Now, I have no unrequited love for the Conservative Party; I’m the guy who, back when they were still the Reform Party, advised my Toronto buddies that rather than making fun of Preston Manning’s hair and glasses they might want to check out the Reformers’ cultural policies, on the off-chance the troglodytes came to power some day. Actually, this was bad advice, as Preston and friends had no cultural policies, and my Toronto friends might have grown old looking for them.
But at least they wouldn’t be sitting ducks if the day came that Myron Thompson was named Minister of Canadian Heritage. (I don’t know if Myron Thompson hates flowers, but he’s the kind of Conservative that Atwood probably had in mind when she applied her broad brush to the party.)
Lo these ten-or-so years later, Myron Thompson isn’t the Minister of Canadian Heritage; Bev Oda is. And just as Stephen Harper hasn’t eaten babies and decorated 24 Sussex Drive in crushed velvet, as his opponents assured us he would, neither have the Conservatives gutted the arts. Not even Margaret Atwood has the fictional powers to turn the act of giving the Canada Council an additional $50 million into some sort of ritual disembowelling. And to compare it to whatever figure the Liberals dreamed up in the midst of an election campaign that saw them growing more desperate by the day, and promising money to everyone and everything in sight, is either silly or tendentious. This, after all, is the party that also once promised to get rid of the GST and rip up the Free Trade Agreement.
But then, Stephen Harper is Margaret Atwood’s worst nightmare, and then some: not only a Conservative, but a Conservative from out west. Dame Peggy seems to have had a hate-on for western Canada, and Alberta in particular, since sometime in the late ’60s, when she had to spend two years in Edmonton as an English instructor at the U of A. Edmonton was cold in winter, so she didn’t like it (though she did get a particularly acerbic short story out of the experience). The same cannot be said, however, of Yann Martel, who is currently back in Saskatoon and working as writer-in-residence at the University of Saskatchewan, having previously spent a year as writer-in-residence at that city’s public library. Martel, apparently, likes a good slap of prairie populism from time to time. What, then, to make of his insufferably pompous plan to send the Prime Minister a new book every two weeks?
We’ll have to think about that one.

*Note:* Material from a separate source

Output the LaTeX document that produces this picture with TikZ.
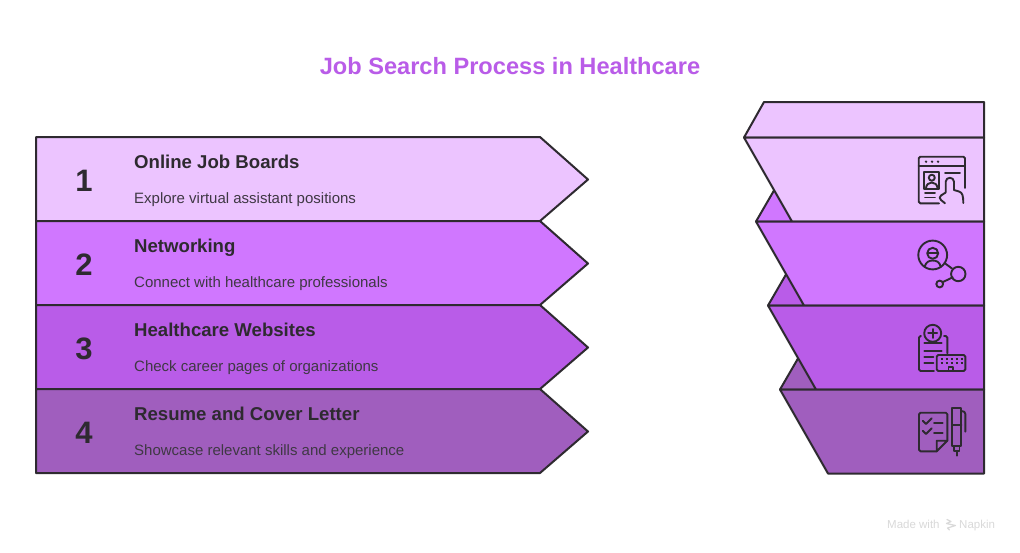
\documentclass[tikz,border=0pt]{standalone}
\usepackage{fontspec}
\setmainfont{Liberation Sans}
\definecolor{inkc}{HTML}{2E2A30}
\definecolor{descc}{HTML}{3F3844}
\definecolor{lvla}{HTML}{ECC4FF}
\definecolor{lvlb}{HTML}{D077FF}
\definecolor{lvlc}{HTML}{B95CE8}
\definecolor{lvld}{HTML}{A05EBE}
\definecolor{titlec}{HTML}{B95CE8}
\definecolor{markc}{HTML}{D9D9D9}
\tikzset{
  x=1pt,y=-1pt,
  band/.style={draw=inkc,line width=2pt,line join=round},
  icon/.style={draw=inkc,line width=1.9pt,line cap=round,line join=round,rounded corners=1.5pt},
  iconsharp/.style={draw=inkc,line width=1.9pt,line cap=round,line join=round},
  heading/.style={anchor=base west,inner sep=0pt,text=inkc,font=\fontsize{18.6}{20}\selectfont\bfseries},
  desc/.style={anchor=base west,inner sep=0pt,text=descc,font=\fontsize{15}{17}\selectfont},
  numeral/.style={anchor=center,inner sep=0pt,text=inkc,font=\fontsize{31}{34}\selectfont\bfseries},
  madewith/.style={anchor=base west,inner sep=0pt,text=markc,font=\fontsize{11.5}{13}\selectfont}
}
\begin{document}
\begin{tikzpicture}
\useasboundingbox (0,0) rectangle (1020,552);
\fill[white] (0,0) rectangle (1020,552);
\node[anchor=center,inner sep=0pt,text=titlec,font=\fontsize{23.6}{28}\selectfont\bfseries] (title) at (510,66) {Job Search Process in Healthcare};

% left arrows
\draw[band,fill=lvla] (36,137)--(540,137)--(588,179.5)--(540,221)--(36,221)--cycle;
\draw[band,fill=lvlb] (36,221)--(540,221)--(588,263.5)--(540,305)--(36,305)--cycle;
\draw[band,fill=lvlc] (36,305)--(540,305)--(588,347.5)--(540,389)--(36,389)--cycle;
\draw[band,fill=lvld] (36,389)--(540,389)--(588,431.5)--(540,473)--(36,473)--cycle;

\node[numeral] (numa) at (84,180.5) {1};
\node[numeral] (numb) at (84,264.5) {2};
\node[numeral] (numc) at (84,348.5) {3};
\node[numeral] (numd) at (84,432.5) {4};

\node[heading] (heada) at (134,168.5) {Online Job Boards};
\node[heading] (headb) at (134,252.5) {Networking};
\node[heading] (headc) at (134,336.5) {Healthcare Websites};
\node[heading] (headd) at (134,420.5) {Resume and Cover Letter};
\node[desc] (desca) at (134,203) {Explore virtual assistant positions};
\node[desc] (descb) at (134,287) {Connect with healthcare professionals};
\node[desc] (descc) at (134,371) {Check career pages of organizations};
\node[desc] (descd) at (134,455) {Showcase relevant skills and experience};

% right fold
\draw[band,fill=lvla] (744,137.5)--(764,102)--(984,102)--(984,137.5)--cycle;
\draw[band,fill=lvlb] (756,221.5)--(776,187)--(792,221.5)--cycle;
\draw[band,fill=lvlc] (768,305.5)--(788,271)--(804,305.5)--cycle;
\draw[band,fill=lvld] (780,389.5)--(800,355)--(816,389.5)--cycle;
\draw[band,fill=lvla] (744,137.5)--(984,137.5)--(984,221.5)--(792,221.5)--cycle;
\draw[band,fill=lvlb] (756,221.5)--(984,221.5)--(984,305.5)--(804,305.5)--cycle;
\draw[band,fill=lvlc] (768,305.5)--(984,305.5)--(984,389.5)--(816,389.5)--cycle;
\draw[band,fill=lvld] (780,389.5)--(984,389.5)--(984,473.5)--(828,473.5)--cycle;

% icon 1: browser and hand
\draw[icon] (939,203.3)--(918.7,203.3)--(918.7,156.7)--(965,156.7)--(965,188);
\draw[iconsharp] (918.7,166)--(965,166);
\fill[inkc] (926,161.7) circle (1.3) (932,161.7) circle (1.3) (938,161.7) circle (1.3);
\draw[iconsharp] (924.3,172.3) rectangle (939.3,189);
\draw[iconsharp] (931.8,177.7) circle (3);
\draw[iconsharp] (926,188.5) .. controls (926,180.5) and (937.5,180.5) .. (937.5,188.5);
\draw[iconsharp] (925,192.7)--(935,192.7) (925,197.5)--(935,197.5);
\draw[iconsharp] (945,172.7)--(960,172.7);
\draw[iconsharp] (945.7,192)--(945.7,181.7) .. controls (945.7,176.5) and (954,176.5) .. (954,181.7)--(954,190)--(959,191.5) .. controls (962.5,192.5) and (963.3,196) .. (963.3,203);
\draw[iconsharp] (945.7,192.5)--(941,195.5) .. controls (939,197) and (939.5,198.5) .. (941,200)--(945,203.3);

% icon 2: person and network
\draw[iconsharp] (932.7,255) circle (14.4);
\draw[iconsharp] (932.7,253.3) circle (5.5);
\draw[iconsharp] (927.5,253.3)--(938,253.3);
\draw[iconsharp] (924.7,266.5) .. controls (926,262) and (929,260.5) .. (932.7,260.5) .. controls (936.5,260.5) and (939.5,262) .. (940.7,266.5);
\draw[iconsharp] (944.5,263)--(952,268.5);
\draw[iconsharp] (958.3,274) circle (7.2);
\draw[iconsharp] (952.7,277.3)--(943,282);
\draw[iconsharp] (939.7,284) circle (3.4);

% icon 3: clipboard and building
\draw[iconsharp] (932.7,333.3) circle (8.5);
\draw[iconsharp] (932.7,329)--(932.7,337.8) (928.2,333.3)--(937.2,333.3);
\draw[icon] (921,336)--(919,336)--(919,371)--(934,371);
\draw[icon] (944,336)--(947.3,336)--(947.3,353.3);
\draw[iconsharp] (924.3,343.3)--(941.7,343.3) (924.3,350.7)--(941.7,350.7) (924.3,357.3)--(933.3,357.3) (924.3,362.7)--(933.3,362.7);
\draw[icon] (936.7,355) rectangle (965.3,371);
\draw[draw=inkc,line width=1.8pt,dash pattern=on 2.5pt off 2.5pt] (940.5,359.2)--(963,359.2) (940.5,362.8)--(963,362.8);
\draw[iconsharp] (948.5,371)--(948.5,366.7)--(952.7,366.7)--(952.7,371);

% icon 4: checklist and pen
\draw[icon] (936.7,451.3)--(919,451.3)--(919,412.7)--(947.3,412.7)--(947.3,440.7);
\draw[iconsharp] (947.3,440.7)--(936.7,451.3)--(936.7,440.7)--cycle;
\draw[iconsharp] (922.7,420.7)--(926,424)--(931.7,418.3) (922.7,430.7)--(926,434)--(931.7,428.3);
\draw[iconsharp] (934,423)--(942.7,423) (934,433)--(942.7,433);
\draw[iconsharp] (952.3,408.3) rectangle (961.3,446);
\draw[iconsharp] (952.3,424.7)--(961.3,424.7);
\draw[iconsharp] (954.3,446)--(954.3,451)--(959.5,451)--(959.5,446);
\draw[iconsharp] (957,451)--(957,455.7);
\draw[iconsharp] (961.3,411) .. controls (964,411) and (965.3,412) .. (965.3,414)--(965.3,431.7);

% watermark
\node[madewith] (madew) at (887,528.5) {Made with};
\node[madewith] (napk) at (959,528.5) {Napkin};
\draw[markc,line width=1.2pt,line cap=round,line join=round] (947,519.5)--(951,521.5)--(946.5,523.5)--(955.5,525.5)--(947.5,528)--(949.5,530);
\end{tikzpicture}
\end{document}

Check back here in about seven days.
Part II: Yann Martel’s two-man book club
Sandeep says
I’m not really sure what Atwood’s issue is, the arts are always underfunded. Doesn’t matter where the pendulum swings — conservative, liberal, socialist, chocolate hating anarchists — the arts always get the short end of the stick.
I’m not sure the arts being underfunded is a bad thing. I’d rather see writers, photographers, filmmakers, etc work with what little they have and see more cash put dumped into the neccessaties like health care and the enviornment.
Also I have a hate on for Atwood and her ilk — Ondajatte, Cohen, etc — since they’re revered by everyone of my baby boomer profs from Uni.
Sandeep
AvidAphid says
Frank,
What is so “insufferably pompous” about presenting Orwell’s 1984 to our disgusting, neo-fascist wannabe dictator?
I agree with Atwood on this one: Harper and his policies are an obvious nightmare for Canadian artists.
Not sure why anyone who cares about the arts would go to any trouble to defend someone like Harper, even if Atwood and friends are overexagerating a bit. As you said, “The trick…is to pick your battles carefully”.
Liked your other articles better than this one.